--- PROVIDED DATA ---

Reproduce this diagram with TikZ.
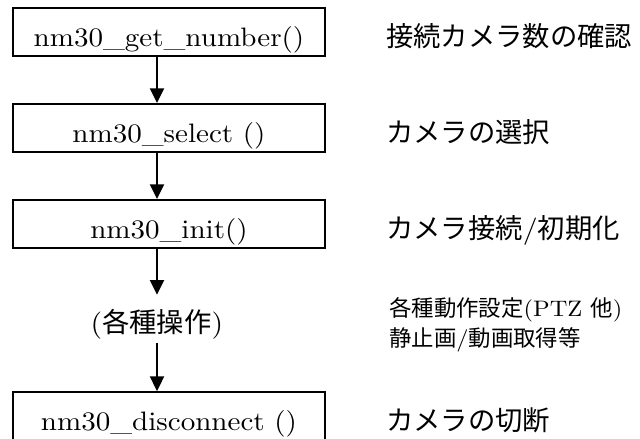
\documentclass[tikz,border=0pt]{standalone}
\usepackage{fontspec}
\setmainfont{lmroman10-regular.otf}[FakeStretch=1.09]
\newfontfamily\jp{Noto Sans CJK JP}
\usetikzlibrary{arrows.meta}
\tikzset{
  fnbox/.style={draw, line width=1.4pt, minimum width=234pt, inner sep=0pt, text height=28.5pt, text depth=7.5pt, font=\fontsize{20}{24}\selectfont},
  flowarrow/.style={line width=1.5pt, -{Triangle[width=10.5pt,length=11pt]}},
  desc/.style={anchor=base west, inner sep=0pt, font=\fontsize{20.5}{24}\selectfont},
  smalldesc/.style={anchor=base west, inner sep=0pt, font=\fontsize{16.8}{20}\selectfont},
}
\begin{document}
\begin{tikzpicture}[x=0.75pt,y=-0.75pt]
\useasboundingbox (0,0) rectangle (640,439);
\node[fnbox] (b1) at (169,32) {nm30\_get\_number()};
\node[fnbox] (b2) at (169,128) {nm30\_select ()};
\node[fnbox] (b3) at (169,224) {nm30\_init()};
\node[inner sep=0pt, text height=27.75pt, text depth=8.25pt, font=\fontsize{20.5}{24}\selectfont] (ops) at (157,319) {({\jp 各種操作})};
\node[fnbox, text depth=8.5pt] (b4) at (169,416.7) {nm30\_disconnect ()};
\coordinate (ax) at (157,0);
\draw[flowarrow] (b1.south -| ax) -- (b2.north -| ax);
\draw[flowarrow] (b2.south -| ax) -- (b3.north -| ax);
\draw[flowarrow] (b3.south -| ax) -- (ops.north -| ax);
\draw[flowarrow] (ops.south -| ax) -- (b4.north -| ax);
\node[desc] (d1) at (386,46) {\jp 接続カメラ数の確認};
\node[desc] (d2) at (386,142) {\jp カメラの選択};
\node[desc] (d3) at (386,238) {{\jp カメラ接続}/{\jp 初期化}};
\node[smalldesc] (d4a) at (389,316) {{\jp 各種動作設定}(PTZ {\jp 他})};
\node[smalldesc] (d4b) at (389,346) {{\jp 静止画}/{\jp 動画取得等}};
\node[desc] (d5) at (386,430) {\jp カメラの切断};
\end{tikzpicture}
\end{document}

---

> WHAT THE EXERCISE ASKS:
Copy out each line word for word, please, skipping the images.

> RESPONSE TO THIS TASK:
Reproduce this diagram with TikZ.
\documentclass[tikz,border=0pt]{standalone}
\usepackage{fontspec}
\setmainfont{lmroman10-regular.otf}[FakeStretch=1.09]
\newfontfamily\jp{Noto Sans CJK JP}
\usetikzlibrary{arrows.meta}
\tikzset{
  fnbox/.style={draw, line width=1.4pt, minimum width=234pt, inner sep=0pt, text height=28.5pt, text depth=7.5pt, font=\fontsize{20}{24}\selectfont},
  flowarrow/.style={line width=1.5pt, -{Triangle[width=10.5pt,length=11pt]}},
  desc/.style={anchor=base west, inner sep=0pt, font=\fontsize{20.5}{24}\selectfont},
  smalldesc/.style={anchor=base west, inner sep=0pt, font=\fontsize{16.8}{20}\selectfont},
}
\begin{document}
\begin{tikzpicture}[x=0.75pt,y=-0.75pt]
\useasboundingbox (0,0) rectangle (640,439);
\node[fnbox] (b1) at (169,32) {nm30\_get\_number()};
\node[fnbox] (b2) at (169,128) {nm30\_select ()};
\node[fnbox] (b3) at (169,224) {nm30\_init()};
\node[inner sep=0pt, text height=27.75pt, text depth=8.25pt, font=\fontsize{20.5}{24}\selectfont] (ops) at (157,319) {({\jp 各種操作})};
\node[fnbox, text depth=8.5pt] (b4) at (169,416.7) {nm30\_disconnect ()};
\coordinate (ax) at (157,0);
\draw[flowarrow] (b1.south -| ax) -- (b2.north -| ax);
\draw[flowarrow] (b2.south -| ax) -- (b3.north -| ax);
\draw[flowarrow] (b3.south -| ax) -- (ops.north -| ax);
\draw[flowarrow] (ops.south -| ax) -- (b4.north -| ax);
\node[desc] (d1) at (386,46) {\jp 接続カメラ数の確認};
\node[desc] (d2) at (386,142) {\jp カメラの選択};
\node[desc] (d3) at (386,238) {{\jp カメラ接続}/{\jp 初期化}};
\node[smalldesc] (d4a) at (389,316) {{\jp 各種動作設定}(PTZ {\jp 他})};
\node[smalldesc] (d4b) at (389,346) {{\jp 静止画}/{\jp 動画取得等}};
\node[desc] (d5) at (386,430) {\jp カメラの切断};
\end{tikzpicture}
\end{document}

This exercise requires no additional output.